**Set exercise**
Return all of the data exactly, with nothing left out but the pictures.

##########

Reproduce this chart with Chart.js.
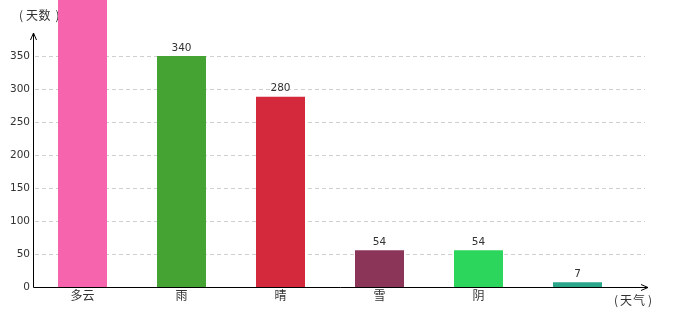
<!DOCTYPE html>
<html>
<head>
<meta charset="utf-8">
<script src="https://cdn.jsdelivr.net/npm/chart.js@4"></script>
<style>
  html, body { margin: 0; padding: 0; background: #fff; }
  #wrap { width: 680px; height: 320px; }
</style>
</head>
<body>
<div id="wrap"><canvas id="weatherChart"></canvas></div>
<script>
// data
const weather = ['多云', '雨', '晴', '雪', '阴', ''];
const days = [460, 340, 280, 54, 54, 7]; // 多云 runs off the top, value is a guess
const tickLabels = ['0', '50', '100', '150', '200', '250', '300', '350'];
const barColors = ['#f664ae', '#45a334', '#d4293d', '#8b3558', '#2cd55c', '#2aa68a'];

// in the original the "350" line sits level with the 340 bar
const tickStep = 340 / 7;

const numFont = { family: "'DejaVu Sans', sans-serif", size: 10.5 };
const cjkFont = "12px 'Noto Sans CJK SC', sans-serif";

// spaced-out title like "（天数）", one glyph at a time so the brackets keep their width
function drawTitle(ctx, chars, xs, y) {
    ctx.font = cjkFont;
    ctx.fillStyle = '#333';
    ctx.textAlign = 'center';
    ctx.textBaseline = 'middle';
    chars.forEach((c, i) => ctx.fillText(c, xs[i], y));
}

const axesPlugin = {
    id: 'axesPlugin',
    beforeDatasetsDraw(chart) {
        const ctx = chart.ctx;
        const y = chart.scales.y;
        ctx.save();
        // dashed grid
        ctx.strokeStyle = '#cfcfcf';
        ctx.lineWidth = 1;
        ctx.setLineDash([4, 3]);
        y.ticks.forEach((t, i) => {
            if (i === 0) return;
            const py = Math.round(y.getPixelForValue(t.value)) + 0.5;
            ctx.beginPath();
            ctx.moveTo(35, py);
            ctx.lineTo(645, py);
            ctx.stroke();
        });
        ctx.setLineDash([]);
        drawTitle(ctx, ['(', '天', '数', ')'], [21, 32, 44.5, 57.5], 15);
        ctx.restore();
    },
    afterDatasetsDraw(chart) {
        const ctx = chart.ctx;
        const area = chart.chartArea;
        const x0 = area.left + 0.5;
        const y0 = area.bottom + 0.5;
        ctx.save();
        ctx.strokeStyle = '#000';
        ctx.lineWidth = 1;
        // y axis with arrow
        ctx.beginPath();
        ctx.moveTo(x0, y0);
        ctx.lineTo(x0, area.top);
        ctx.moveTo(x0 - 3, area.top + 7);
        ctx.lineTo(x0, area.top);
        ctx.lineTo(x0 + 3, area.top + 7);
        ctx.stroke();
        // x axis with arrow
        ctx.beginPath();
        ctx.moveTo(x0, y0);
        ctx.lineTo(648, y0);
        ctx.moveTo(641, y0 - 3);
        ctx.lineTo(648, y0);
        ctx.lineTo(641, y0 + 3);
        ctx.stroke();

        // value labels
        ctx.fillStyle = '#333';
        ctx.font = numFont.size + 'px ' + numFont.family;
        ctx.textAlign = 'center';
        ctx.textBaseline = 'bottom';
        chart.getDatasetMeta(0).data.forEach((bar, i) => {
            ctx.fillText(String(days[i]), bar.x, bar.y - 3);
        });

        drawTitle(ctx, ['(', '天', '气', ')'], [616, 626, 639, 650], 300);
        ctx.restore();
    }
};

new Chart(document.getElementById('weatherChart'), {
    type: 'bar',
    data: {
        labels: weather,
        datasets: [{
            data: days,
            backgroundColor: barColors,
            borderWidth: 0,
            categoryPercentage: 1,
            barPercentage: 0.495,
            clip: false
        }]
    },
    options: {
        responsive: true,
        maintainAspectRatio: false,
        animation: false,
        layout: { padding: { top: 33, right: 53, left: 0, bottom: 0 } },
        plugins: {
            legend: { display: false },
            tooltip: { enabled: false }
        },
        scales: {
            x: {
                grid: { display: false, drawTicks: false },
                border: { display: false },
                ticks: {
                    color: '#333',
                    font: { family: "'Noto Sans CJK SC', sans-serif", size: 12 },
                    padding: 1,
                    maxRotation: 0
                },
                afterFit(scale) { scale.height = 33; }
            },
            y: {
                min: 0,
                max: 374,
                grid: { display: false, drawTicks: false },
                border: { display: false },
                afterBuildTicks(scale) {
                    scale.ticks = tickLabels.map((_, i) => ({ value: i * tickStep }));
                },
                ticks: {
                    color: '#333',
                    font: numFont,
                    padding: 3,
                    callback: (v, i) => tickLabels[i]
                },
                afterFit(scale) { scale.width = 33; }
            }
        }
    },
    plugins: [axesPlugin]
});
</script>
</body>
</html>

##########

**Output for this exercise**
Reproduce this chart with Chart.js.
<!DOCTYPE html>
<html>
<head>
<meta charset="utf-8">
<script src="https://cdn.jsdelivr.net/npm/chart.js@4"></script>
<style>
  html, body { margin: 0; padding: 0; background: #fff; }
  #wrap { width: 680px; height: 320px; }
</style>
</head>
<body>
<div id="wrap"><canvas id="weatherChart"></canvas></div>
<script>
// data
const weather = ['多云', '雨', '晴', '雪', '阴', ''];
const days = [460, 340, 280, 54, 54, 7]; // 多云 runs off the top, value is a guess
const tickLabels = ['0', '50', '100', '150', '200', '250', '300', '350'];
const barColors = ['#f664ae', '#45a334', '#d4293d', '#8b3558', '#2cd55c', '#2aa68a'];

// in the original the "350" line sits level with the 340 bar
const tickStep = 340 / 7;

const numFont = { family: "'DejaVu Sans', sans-serif", size: 10.5 };
const cjkFont = "12px 'Noto Sans CJK SC', sans-serif";

// spaced-out title like "（天数）", one glyph at a time so the brackets keep their width
function drawTitle(ctx, chars, xs, y) {
    ctx.font = cjkFont;
    ctx.fillStyle = '#333';
    ctx.textAlign = 'center';
    ctx.textBaseline = 'middle';
    chars.forEach((c, i) => ctx.fillText(c, xs[i], y));
}

const axesPlugin = {
    id: 'axesPlugin',
    beforeDatasetsDraw(chart) {
        const ctx = chart.ctx;
        const y = chart.scales.y;
        ctx.save();
        // dashed grid
        ctx.strokeStyle = '#cfcfcf';
        ctx.lineWidth = 1;
        ctx.setLineDash([4, 3]);
        y.ticks.forEach((t, i) => {
            if (i === 0) return;
            const py = Math.round(y.getPixelForValue(t.value)) + 0.5;
            ctx.beginPath();
            ctx.moveTo(35, py);
            ctx.lineTo(645, py);
            ctx.stroke();
        });
        ctx.setLineDash([]);
        drawTitle(ctx, ['(', '天', '数', ')'], [21, 32, 44.5, 57.5], 15);
        ctx.restore();
    },
    afterDatasetsDraw(chart) {
        const ctx = chart.ctx;
        const area = chart.chartArea;
        const x0 = area.left + 0.5;
        const y0 = area.bottom + 0.5;
        ctx.save();
        ctx.strokeStyle = '#000';
        ctx.lineWidth = 1;
        // y axis with arrow
        ctx.beginPath();
        ctx.moveTo(x0, y0);
        ctx.lineTo(x0, area.top);
        ctx.moveTo(x0 - 3, area.top + 7);
        ctx.lineTo(x0, area.top);
        ctx.lineTo(x0 + 3, area.top + 7);
        ctx.stroke();
        // x axis with arrow
        ctx.beginPath();
        ctx.moveTo(x0, y0);
        ctx.lineTo(648, y0);
        ctx.moveTo(641, y0 - 3);
        ctx.lineTo(648, y0);
        ctx.lineTo(641, y0 + 3);
        ctx.stroke();

        // value labels
        ctx.fillStyle = '#333';
        ctx.font = numFont.size + 'px ' + numFont.family;
        ctx.textAlign = 'center';
        ctx.textBaseline = 'bottom';
        chart.getDatasetMeta(0).data.forEach((bar, i) => {
            ctx.fillText(String(days[i]), bar.x, bar.y - 3);
        });

        drawTitle(ctx, ['(', '天', '气', ')'], [616, 626, 639, 650], 300);
        ctx.restore();
    }
};

new Chart(document.getElementById('weatherChart'), {
    type: 'bar',
    data: {
        labels: weather,
        datasets: [{
            data: days,
            backgroundColor: barColors,
            borderWidth: 0,
            categoryPercentage: 1,
            barPercentage: 0.495,
            clip: false
        }]
    },
    options: {
        responsive: true,
        maintainAspectRatio: false,
        animation: false,
        layout: { padding: { top: 33, right: 53, left: 0, bottom: 0 } },
        plugins: {
            legend: { display: false },
            tooltip: { enabled: false }
        },
        scales: {
            x: {
                grid: { display: false, drawTicks: false },
                border: { display: false },
                ticks: {
                    color: '#333',
                    font: { family: "'Noto Sans CJK SC', sans-serif", size: 12 },
                    padding: 1,
                    maxRotation: 0
                },
                afterFit(scale) { scale.height = 33; }
            },
            y: {
                min: 0,
                max: 374,
                grid: { display: false, drawTicks: false },
                border: { display: false },
                afterBuildTicks(scale) {
                    scale.ticks = tickLabels.map((_, i) => ({ value: i * tickStep }));
                },
                ticks: {
                    color: '#333',
                    font: numFont,
                    padding: 3,
                    callback: (v, i) => tickLabels[i]
                },
                afterFit(scale) { scale.width = 33; }
            }
        }
    },
    plugins: [axesPlugin]
});
</script>
</body>
</html>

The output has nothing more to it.